(EXERCISE DESCRIPTION) Begin with the first line of the material and write out each line exactly, ending with the line that contains "(lc) at (49,776);". Pictures are not part of the copy.

____________

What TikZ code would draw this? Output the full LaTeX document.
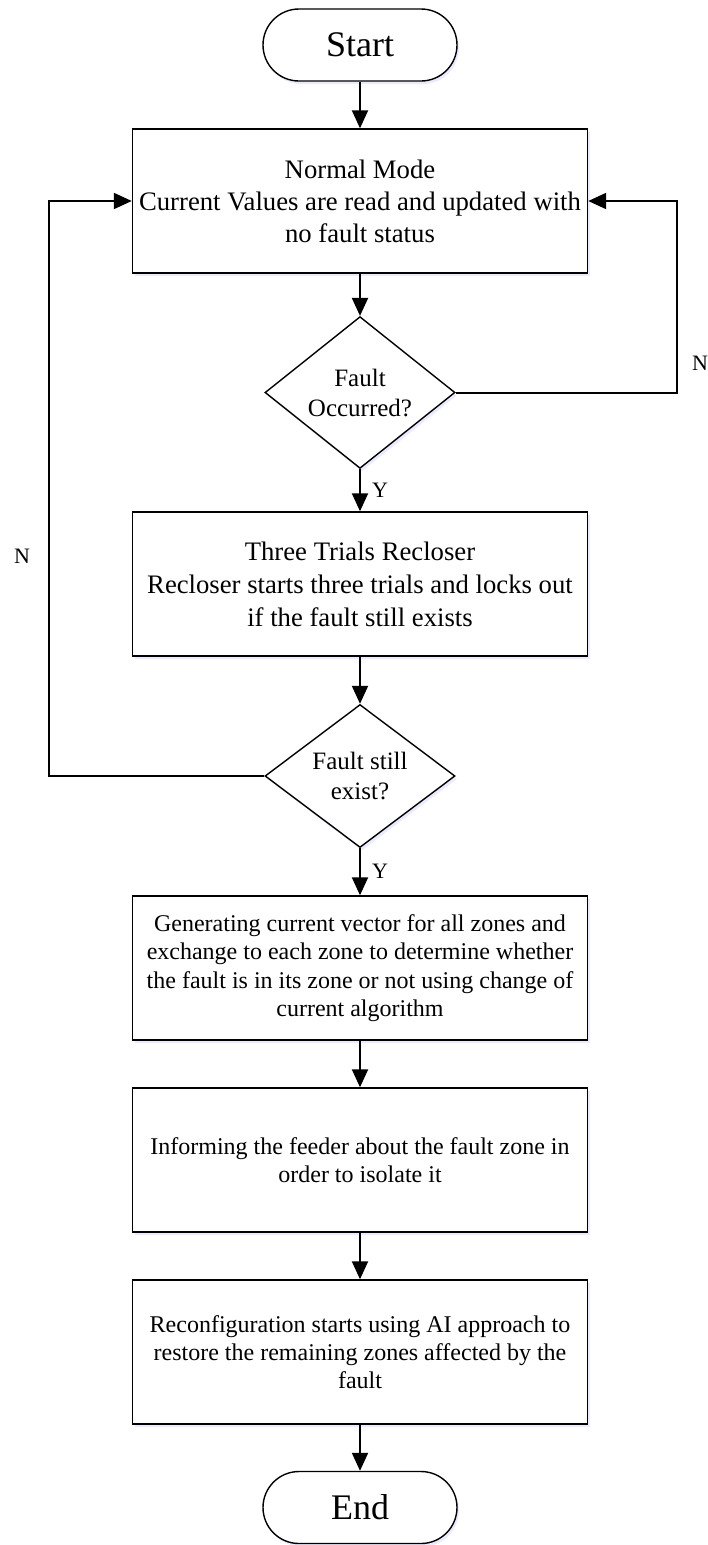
\documentclass[tikz,border=0pt]{standalone}
\usepackage{fontspec}
\setmainfont{Liberation Serif}
\usetikzlibrary{shapes.geometric,arrows.meta,shadows}
\begin{document}
\begin{tikzpicture}[x=1pt,y=-1pt,
  base/.style={draw=black, line width=1.4pt, fill=white,
    drop shadow={shadow xshift=2pt, shadow yshift=-3pt, opacity=0.25, fill=blue!30}},
  term/.style={base, rounded corners=36pt, minimum width=194pt, minimum height=72pt,
    font=\fontsize{36}{40}\selectfont},
  procbox/.style={base, minimum width=455pt, minimum height=144pt, align=center, inner sep=0pt},
  bigtext/.style={font=\fontsize{26.7}{32}\selectfont},
  smalltext/.style={font=\fontsize{24}{28.3}\selectfont},
  decision/.style={base, diamond, minimum width=190pt, minimum height=143pt, inner sep=0pt,
    align=center, font=\fontsize{25}{30}\selectfont},
  conn/.style={line width=2pt, -{Triangle[length=18pt,width=16pt]}},
  lbl/.style={font=\fontsize{22}{26}\selectfont, inner sep=0pt}
]
\useasboundingbox (0,0) rectangle (708,1545);
\fill[white] (0,0) rectangle (708,1545);

\node[term] (start) at (360,45) {Start};
\node[procbox, bigtext] (normal) at (360,201)
  {Normal Mode\\Current Values are read and updated with\\no fault status};
\node[decision] (d1) at (360,392.5) {Fault\\Occurred?};
\node[procbox, font=\fontsize{26.7}{33}\selectfont] (three) at (360,584)
  {Three Trials Recloser\\Recloser starts three trials and locks out\\if the fault still exists};
\node[decision] (d2) at (360,776) {Fault still\\exist?};
\node[procbox, smalltext] (gen) at (360,968)
  {Generating current vector for all zones and\\exchange to each zone to determine whether\\the fault is in its zone or not using change of\\current algorithm};
\node[procbox, smalltext] (inform) at (360,1160)
  {Informing the feeder about the fault zone in\\order to isolate it};
\node[procbox, smalltext] (reconf) at (360,1352)
  {Reconfiguration starts using AI approach to\\restore the remaining zones affected by the\\fault};
\node[term] (end) at (360,1507.5) {End};

\coordinate (rc) at (677,392.5);
\coordinate (lc) at (49,776);

\draw[conn] (start) -- (normal);
\draw[conn] (normal) -- (d1);
\draw[conn] (d1) -- node[lbl, right=11pt, pos=0.5] (y1) {Y} (three);
\draw[conn] (three) -- (d2);
\draw[conn] (d2) -- node[lbl, right=11pt, pos=0.5] (y2) {Y} (gen);
\draw[conn] (gen) -- (inform);
\draw[conn] (inform) -- (reconf);
\draw[conn] (reconf) -- (end);

\draw[conn] (d1.east) -- (rc) |- (normal.east);
\draw[conn] (d2.west) -- (lc) |- (normal.west);

\node[lbl, anchor=west] (n1) at (692,363) {N};
\node[lbl] (n2) at (22,556) {N};
\end{tikzpicture}
\end{document}
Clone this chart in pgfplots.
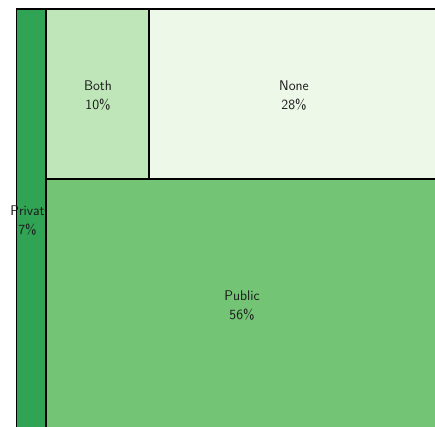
\documentclass[border=0pt]{standalone}
\usepackage{pgfplots}
\pgfplotsset{compat=1.18}
\definecolor{cPriv}{HTML}{31A354}
\definecolor{cBoth}{HTML}{BFE6B8}
\definecolor{cNone}{HTML}{EDF8E9}
\definecolor{cPub}{HTML}{74C476}
\tikzset{lab/.style={font=\sffamily\fontsize{14}{19.5}\selectfont, align=center, text=black!90, inner sep=0pt}}
\begin{document}
\begin{tikzpicture}
\begin{axis}[
  scale only axis, width=435pt, height=426pt,
  xmin=0, xmax=435, ymin=0, ymax=426, y dir=reverse,
  axis line style={draw=none}, ticks=none, clip mode=individual,
]
% Private 7%
\addplot [fill=cPriv, draw=black, line width=1.3pt] coordinates {(16.5,9) (46,9) (46,428) (16.5,428)} -- cycle;
% Both 10%
\addplot [fill=cBoth, draw=black, line width=1.3pt] coordinates {(46,9) (149,9) (149,179) (46,179)} -- cycle;
% None 28%
\addplot [fill=cNone, draw=black, line width=1.3pt] coordinates {(149,9) (437,9) (437,179) (149,179)} -- cycle;
% Public 56%
\addplot [fill=cPub, draw=black, line width=1.3pt] coordinates {(46,179) (437,179) (437,428) (46,428)} -- cycle;
\node[lab] at (axis cs:98,95.5) {Both\\10\%};
\node[lab] at (axis cs:294,95.5) {None\\28\%};
\node[lab] at (axis cs:242,305.5) {Public\\56\%};
\node[lab] at (axis cs:27.5,220.5) {Privat\\7\%};
\end{axis}
\end{tikzpicture}
\end{document}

____________

(RESPONSE FOR THIS EXERCISE)
What TikZ code would draw this? Output the full LaTeX document.
\documentclass[tikz,border=0pt]{standalone}
\usepackage{fontspec}
\setmainfont{Liberation Serif}
\usetikzlibrary{shapes.geometric,arrows.meta,shadows}
\begin{document}
\begin{tikzpicture}[x=1pt,y=-1pt,
  base/.style={draw=black, line width=1.4pt, fill=white,
    drop shadow={shadow xshift=2pt, shadow yshift=-3pt, opacity=0.25, fill=blue!30}},
  term/.style={base, rounded corners=36pt, minimum width=194pt, minimum height=72pt,
    font=\fontsize{36}{40}\selectfont},
  procbox/.style={base, minimum width=455pt, minimum height=144pt, align=center, inner sep=0pt},
  bigtext/.style={font=\fontsize{26.7}{32}\selectfont},
  smalltext/.style={font=\fontsize{24}{28.3}\selectfont},
  decision/.style={base, diamond, minimum width=190pt, minimum height=143pt, inner sep=0pt,
    align=center, font=\fontsize{25}{30}\selectfont},
  conn/.style={line width=2pt, -{Triangle[length=18pt,width=16pt]}},
  lbl/.style={font=\fontsize{22}{26}\selectfont, inner sep=0pt}
]
\useasboundingbox (0,0) rectangle (708,1545);
\fill[white] (0,0) rectangle (708,1545);

\node[term] (start) at (360,45) {Start};
\node[procbox, bigtext] (normal) at (360,201)
  {Normal Mode\\Current Values are read and updated with\\no fault status};
\node[decision] (d1) at (360,392.5) {Fault\\Occurred?};
\node[procbox, font=\fontsize{26.7}{33}\selectfont] (three) at (360,584)
  {Three Trials Recloser\\Recloser starts three trials and locks out\\if the fault still exists};
\node[decision] (d2) at (360,776) {Fault still\\exist?};
\node[procbox, smalltext] (gen) at (360,968)
  {Generating current vector for all zones and\\exchange to each zone to determine whether\\the fault is in its zone or not using change of\\current algorithm};
\node[procbox, smalltext] (inform) at (360,1160)
  {Informing the feeder about the fault zone in\\order to isolate it};
\node[procbox, smalltext] (reconf) at (360,1352)
  {Reconfiguration starts using AI approach to\\restore the remaining zones affected by the\\fault};
\node[term] (end) at (360,1507.5) {End};

\coordinate (rc) at (677,392.5);
\coordinate (lc) at (49,776);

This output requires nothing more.